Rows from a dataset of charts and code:
** BEGIN **
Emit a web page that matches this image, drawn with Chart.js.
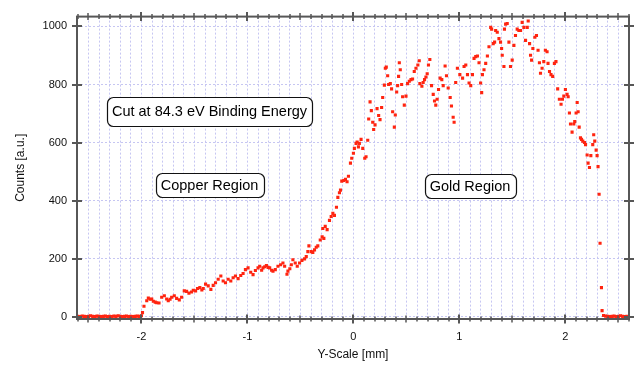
<!DOCTYPE html>
<html>
<head>
<meta charset="utf-8">
<script src="https://cdn.jsdelivr.net/npm/chart.js@4.4.0/dist/chart.umd.min.js"></script>
<style>
  html, body { margin: 0; padding: 0; background: #fff; }
  #wrap { width: 640px; height: 366px; }
</style>
</head>
<body>
<div id="wrap"><canvas id="cut" width="640" height="366"></canvas></div>
<script>
// scan position [mm] and counts, split by region
const flatLowX = [-2.60,-2.58,-2.56,-2.54,-2.52,-2.50,-2.48,-2.46,-2.44,-2.42,-2.40,-2.38,-2.36,-2.34,-2.32,-2.30,
  -2.28,-2.26,-2.24,-2.22,-2.20,-2.18,-2.16,-2.14,-2.12,-2.10,-2.08,-2.06,-2.04,-2.02,-2.00];
const flatLowY = [1,0,2,1,0,1,3,1,0,2,1,0,1,2,0,1,0,2,1,3,1,0,1,2,0,1,0,1,2,1,3];

const copperX = [-1.99,-1.976,-1.95,-1.935,-1.918,-1.903,-1.888,-1.87,-1.856,-1.834,-1.809,-1.784,-1.762,-1.747,
  -1.73,-1.715,-1.69,-1.668,-1.643,-1.621,-1.596,-1.574,-1.552,-1.527,-1.511,-1.489,-1.471,-1.449,-1.43,-1.417,
  -1.395,-1.37,-1.345,-1.323,-1.301,-1.276,-1.251,-1.229,-1.207,-1.182,-1.157,-1.135,-1.113,-1.088,-1.063,-1.041,
  -1.019,-0.994,-0.969,-0.947,-0.925,-0.90,-0.884,-0.866,-0.853,-0.837,-0.821,-0.805,-0.79,-0.772,-0.759,-0.737,
  -0.712,-0.687,-0.665,-0.649,-0.627,-0.618,-0.60,-0.586,-0.571,-0.549,-0.53,-0.508,-0.486,-0.461,-0.445,-0.43,-0.42];
const copperY = [14,36,55,64,60,61,53,50,48,47,67,72,61,55,60,67,72,63,58,67,89,87,81,85,91,89,97,100,92,97,
  112,106,94,108,117,129,140,123,117,129,123,134,140,131,142,149,162,168,153,145,159,168,174,160,168,172,176,170,
  168,160,157,162,174,179,185,174,146,157,165,179,196,185,174,185,194,199,207,224,244];

const riseX = [-0.398,-0.383,-0.367,-0.351,-0.336,-0.313,-0.295,-0.289,-0.279,-0.266,-0.248,-0.226,-0.21,-0.194,
  -0.179,-0.16,-0.147,-0.132,-0.122,-0.11,-0.091,-0.075,-0.06,-0.047,-0.028,-0.016,0.0,0.009,0.025,0.035,0.047,
  0.056,0.072,0.088,0.107,0.119,0.135,0.144,0.157,0.169,0.182,0.191,0.204,0.223,0.238,0.251,0.266,0.276,0.292];
const riseY = [224,221,230,239,244,264,275,304,270,311,300,332,345,356,349,377,411,427,436,467,469,473,465,484,
  529,546,563,580,597,602,585,597,611,580,546,551,608,681,740,710,670,645,661,717,693,679,721,755,798];

const goldX = [0.301,0.31,0.323,0.332,0.348,0.36,0.37,0.386,0.395,0.408,
  0.417,0.426,0.433,0.442,0.455,0.464,0.48,0.496,0.511,0.527,
  0.543,0.558,0.574,0.59,0.608,0.621,0.627,0.646,0.658,0.671,
  0.684,0.696,0.708,0.721,0.737,0.753,0.765,0.777,0.79,0.803,
  0.818,0.834,0.847,0.865,0.878,0.894,0.913,0.925,0.941,0.95,
  0.965,0.981,1.004,1.03,1.044,1.06,1.076,1.091,1.107,1.123,
  1.138,1.154,1.17,1.185,1.2,1.21,1.217,1.232,1.248,1.264,
  1.279,1.295,1.304,1.319,1.332,1.342,1.357,1.373,1.388,1.398,
  1.404,1.42,1.425,1.436,1.451,1.467,1.482,1.498,1.514,1.529,
  1.545,1.561,1.577,1.592,1.608,1.624,1.64,1.649,1.662,1.671,
  1.681,1.693,1.712,1.727,1.742,1.755,1.765,1.78,1.796,1.811,
  1.827,1.836,1.85,1.864,1.88,1.896,1.911,1.927,1.943,1.959,
  1.972,1.985,2.0,2.016,2.026,2.038,2.048,2.063,2.079,2.088,
  2.101,2.111,2.12,2.13,2.142,2.152,2.164,2.18,2.19,2.205,
  2.214,2.227,2.24,2.258,2.267,2.277,2.29,2.299,2.308,2.318,
  2.327,2.34,2.346];
const goldY = [856,860,830,800,803,785,706,653,695,774,
  796,828,875,851,800,758,729,760,803,811,
  817,819,845,856,867,882,803,794,807,817,
  826,837,867,886,796,766,743,729,749,783,
  822,817,796,864,830,788,755,726,687,670,
  807,856,834,822,862,867,834,805,796,834,
  890,896,898,875,805,772,834,851,873,898,
  930,997,991,941,946,986,980,958,946,924,
  901,862,991,1008,1010,946,862,884,935,969,
  991,986,986,1014,997,952,997,1019,941,901,
  884,924,963,969,918,875,839,856,879,918,
  913,873,845,834,828,873,879,785,749,732,
  749,760,783,766,758,702,664,636,664,672,
  702,738,706,653,616,611,605,600,593,557,
  529,514,555,593,627,605,574,555,517,422,
  253,100,21];

const flatHighX = [2.36,2.38,2.40,2.42,2.44,2.46,2.48,2.50,2.52,2.54,2.56,2.58];
const flatHighY = [4,2,1,0,1,2,0,1,3,1,0,1];

const xRange = [-2.608, 2.6];
const yRange = [-8, 1034];
const xStep = 0.1;
const yStep = 200;

const notes = [
  { text: 'Cut at 84.3 eV Binding Energy', at: [-1.358, 708], h: 29 },
  { text: 'Copper Region', at: [-1.358, 454], h: 24 },
  { text: 'Gold Region', at: [1.10, 449], h: 24 }
];

const FONT = '"Liberation Sans", Arial, Helvetica, sans-serif';
const isInt = v => Math.abs(v - Math.round(v)) < 1e-6;

const allX = [].concat(flatLowX, copperX, riseX, goldX, flatHighX);
const allY = [].concat(flatLowY, copperY, riseY, goldY, flatHighY);
const points = allX.map((x, i) => ({ x: x, y: allY[i] }));

// axis frame with ticks crossing the lines, like the Igor style
const framePlugin = {
  id: 'frame',
  afterDatasetsDraw(chart) {
    const { ctx, chartArea: a, scales: { x, y } } = chart;
    ctx.save();
    ctx.strokeStyle = '#575757';
    ctx.lineWidth = 2;
    ctx.strokeRect(a.left, a.top, a.right - a.left, a.bottom - a.top);
    x.ticks.forEach(t => {
      const px = Math.round(x.getPixelForValue(t.value));
      const major = isInt(t.value), half = isInt(t.value * 2);
      const len = major ? 4.5 : (half ? 3.5 : 2.5);
      ctx.lineWidth = major ? 2 : 1.5;
      ctx.beginPath();
      ctx.moveTo(px, a.bottom - len); ctx.lineTo(px, a.bottom + len);
      ctx.moveTo(px, a.top - len); ctx.lineTo(px, a.top + len);
      ctx.stroke();
    });
    ctx.lineWidth = 2;
    y.ticks.forEach(t => {
      const py = Math.round(y.getPixelForValue(t.value));
      ctx.beginPath();
      ctx.moveTo(a.left - 5, py); ctx.lineTo(a.left + 5, py);
      ctx.moveTo(a.right - 5, py); ctx.lineTo(a.right + 5, py);
      ctx.stroke();
    });
    ctx.restore();
  }
};

// rounded text boxes
const notesPlugin = {
  id: 'notes',
  afterDatasetsDraw(chart) {
    const { ctx, scales: { x, y } } = chart;
    ctx.save();
    ctx.font = '14.5px ' + FONT;
    ctx.textAlign = 'center';
    ctx.textBaseline = 'middle';
    notes.forEach(n => {
      const cx = x.getPixelForValue(n.at[0]);
      const cy = y.getPixelForValue(n.at[1]);
      const w = ctx.measureText(n.text).width + 10;
      const left = Math.round(cx - w / 2) + 0.5, top = Math.round(cy - n.h / 2) + 0.5;
      ctx.beginPath();
      ctx.roundRect(left, top, Math.round(w), n.h, 6);
      ctx.fillStyle = '#fff';
      ctx.fill();
      ctx.lineWidth = 1.2;
      ctx.strokeStyle = '#111';
      ctx.stroke();
      ctx.fillStyle = '#000';
      ctx.fillText(n.text, cx, cy + 1);
    });
    ctx.restore();
  }
};

const ctx = document.getElementById('cut').getContext('2d');
new Chart(ctx, {
  type: 'scatter',
  data: {
    datasets: [{
      data: points,
      pointStyle: 'rect',
      pointRadius: 2.2,
      pointHoverRadius: 2.2,
      pointBorderWidth: 0,
      pointBackgroundColor: '#ff2410'
    }]
  },
  options: {
    responsive: false,
    animation: false,
    events: [],
    layout: { padding: { top: 14, right: 9, left: 0, bottom: 0 } },
    plugins: { legend: { display: false }, tooltip: { enabled: false } },
    scales: {
      x: {
        type: 'linear',
        min: xRange[0],
        max: xRange[1],
        afterFit: s => { s.height = 47; },
        grid: { color: '#c6c6f2', lineWidth: 1, drawTicks: false },
        border: { display: false, dash: [2, 2] },
        ticks: {
          stepSize: xStep,
          includeBounds: false,
          autoSkip: false,
          maxRotation: 0,
          padding: 11,
          color: '#111',
          font: { size: 11, family: FONT },
          callback: v => isInt(v) ? String(Math.round(v)) : ''
        },
        title: {
          display: true,
          text: 'Y-Scale [mm]',
          color: '#111',
          font: { size: 12, family: FONT },
          padding: { top: 0, bottom: 4 }
        }
      },
      y: {
        type: 'linear',
        min: yRange[0],
        max: yRange[1],
        afterFit: s => { s.width = 77; },
        grid: { color: '#c6c6f2', lineWidth: 1, drawTicks: false },
        border: { display: false, dash: [2, 2] },
        ticks: {
          stepSize: yStep,
          includeBounds: false,
          padding: 10,
          color: '#111',
          font: { size: 11, family: FONT },
          callback: v => String(Math.round(v))
        },
        title: {
          display: true,
          text: 'Counts [a.u.]',
          color: '#111',
          font: { size: 12, family: FONT },
          padding: { top: 13, bottom: 0 }
        }
      }
    }
  },
  plugins: [framePlugin, notesPlugin]
});
</script>
</body>
</html>
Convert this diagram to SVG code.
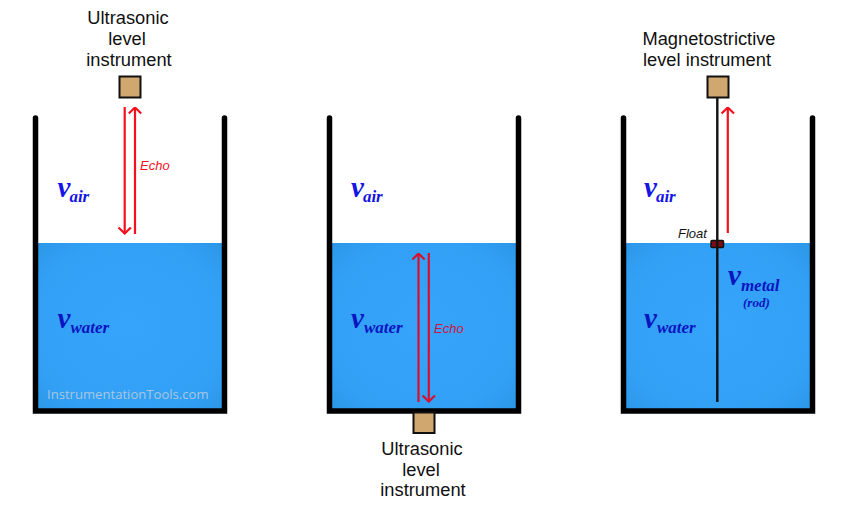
** END **
• **BRIEF**
Find each line in the records holding the string "with" and show it.

• **RESULT FOR THIS TASK**
Emit a web page that matches this image, drawn with Chart.js.
// axis frame with ticks crossing the lines, like the Igor style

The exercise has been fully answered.